Das 625.000 crianças em idade escolar de Gaza, nenhuma recebeu educação formal desde outubro passado.
Criando um lugar para aprender
Senti que precisava encontrar uma maneira de trazer de volta o aprendizado e a felicidade para pelo menos algumas dessas crianças.
Peguei meu velho quadro-negro e o coloquei em um suporte de madeira na minha sala de jantar, que tinha uma mesa com oito cadeiras. Formei quatro grupos de oito alunos do jardim de infância até a sexta série.
Eu planejei lhes dar aulas de inglês.
Durante nossa primeira aula, 32 alunos do meu bairro vieram. Perguntei aos alunos seus nomes e idades, tracei nossa agenda juntos e conversei com eles sobre o que estudaríamos.
A emoção deles era palpável; estavam ansiosos para ter um professor/a e aulas depois de oito meses sem nenhuma educação.
Durante nossa segunda aula, notei que os alunos trouxeram mochilas, garrafas de água e uma variedade de lápis. Alguns dos materiais escolares foram recolhidos dos escombros de suas casas; outros foram presenteados por vizinhos gentis.
Tive que desenvolver meu próprio currículo, selecionando tópicos que eu acreditava que interessariam às crianças.
O mais óbvio, claro, era o que estava acontecendo ao redor deles, então um dia pedi aos meus alunos que escrevessem histórias sobre o genocídio israelense e seus sonhos e esperanças em meio a toda aquela carnificina.
No dia seguinte, fiquei surpresa com a criatividade deles. Senti um profundo orgulho de mim e dos meus alunos por nossa coragem e comprometimento com o aprendizado.
E senti profunda tristeza por essas crianças, que não deveriam saber o que aprenderam nos últimos 13 meses.
Escreveu Mariam, 8:
“Não sei onde estão meus amigos. Sinto muita falta deles, e sinto falta dos meus dias na escola com eles. Adoro estudar matemática e ciências.
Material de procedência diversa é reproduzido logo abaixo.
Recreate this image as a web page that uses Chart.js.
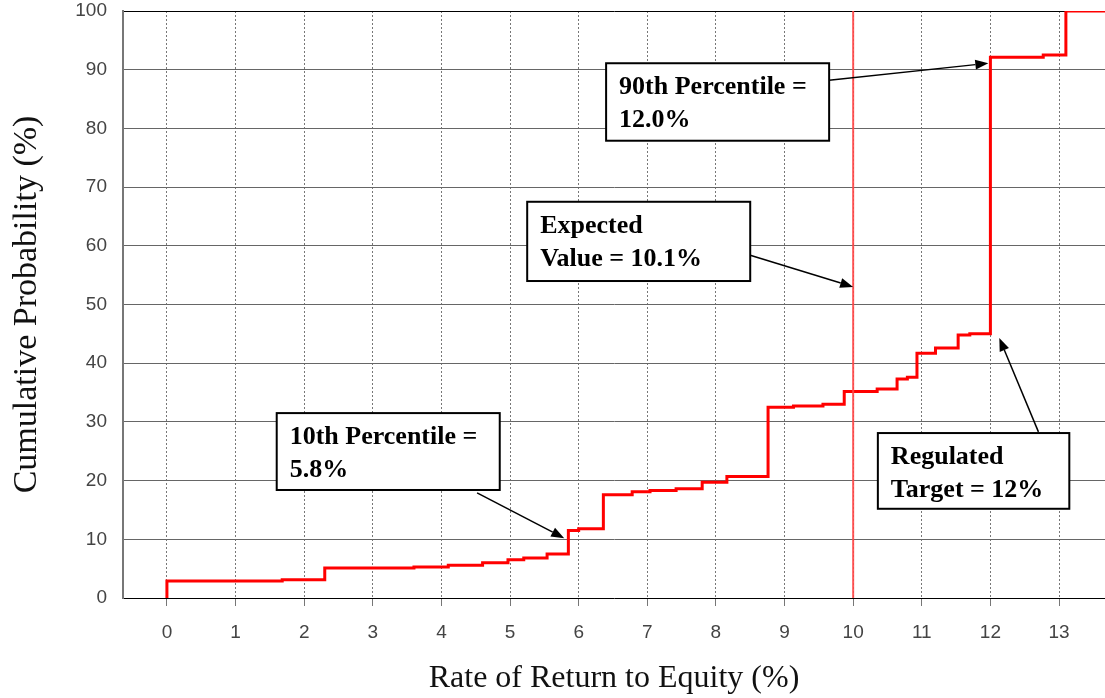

Agora, estou tão triste e cansada sem escola.”
Jory, 8 anos, lembrou-se da irmã:
“Não acredito que minha irmã esteja no túmulo agora. O que ela fez para merecer isso? Ela estava apenas sorrindo e brincando conosco quando a mataram. Sinto muita falta dela.”
Estudantes falam de amor e perda
“Nós somos crianças como as outras crianças do mundo?”, Marah, 5, se perguntou. “Por que eles nos matam? Eu quero brincar com meus brinquedos, não morrer. Sinto falta da minha professora. Sinto falta de todos os meus amigos.”
Depois de cada aula, eu incentivava as crianças a ficarem um pouco mais para que pudessem desenhar, brincar e cantar músicas. Esses eram momentos de alegria em meio à perda e ao sofrimento avassaladores que elas tinham suportado.
Encorajei os alunos a compartilhar seus sonhos e pensar sobre como eles poderiam ajudar nosso país e seu povo durante esses tempos difíceis. Eu os encorajei a dizer a verdade e a buscar justiça em um mundo que frequentemente parece escuro e injusto.
Esses foram alguns dos momentos mais significativos da minha vida, mesmo com o pesado bombardeio ao nosso redor.
Infelizmente, depois de seis semanas de aulas, o exército israelense invadiu meu bairro em junho. Fui deslocada e não consegui continuar ensinando.
Levaria duas semanas até que eu pudesse retornar para casa. Mas, a essa altura, muitos dos meus alunos já tinham sido deslocados. A maioria deles continua deslocada, vivendo em abrigos improvisados ??ou com parentes.
Quando os vejo, costumo perguntar por que pararam de frequentar minhas aulas.
“Não é mais seguro”, é a resposta geral.
Eles estão simplesmente com medo. Eles viram muitas crianças mortas nas ruas.
Acredito que minha pequena escola forneceu um vislumbre de esperança nessas circunstâncias terríveis. Espero que eles tenham permitido que essas crianças se expressassem e sonhassem com um futuro melhor.
Assim que puder, começarei essas aulas novamente. Como professora, é meu dever ajudar as crianças a florescer, mesmo – talvez especialmente – em meio às cinzas de nossa terra natal.
Nadera Mushta é professora e escritora em Gaza.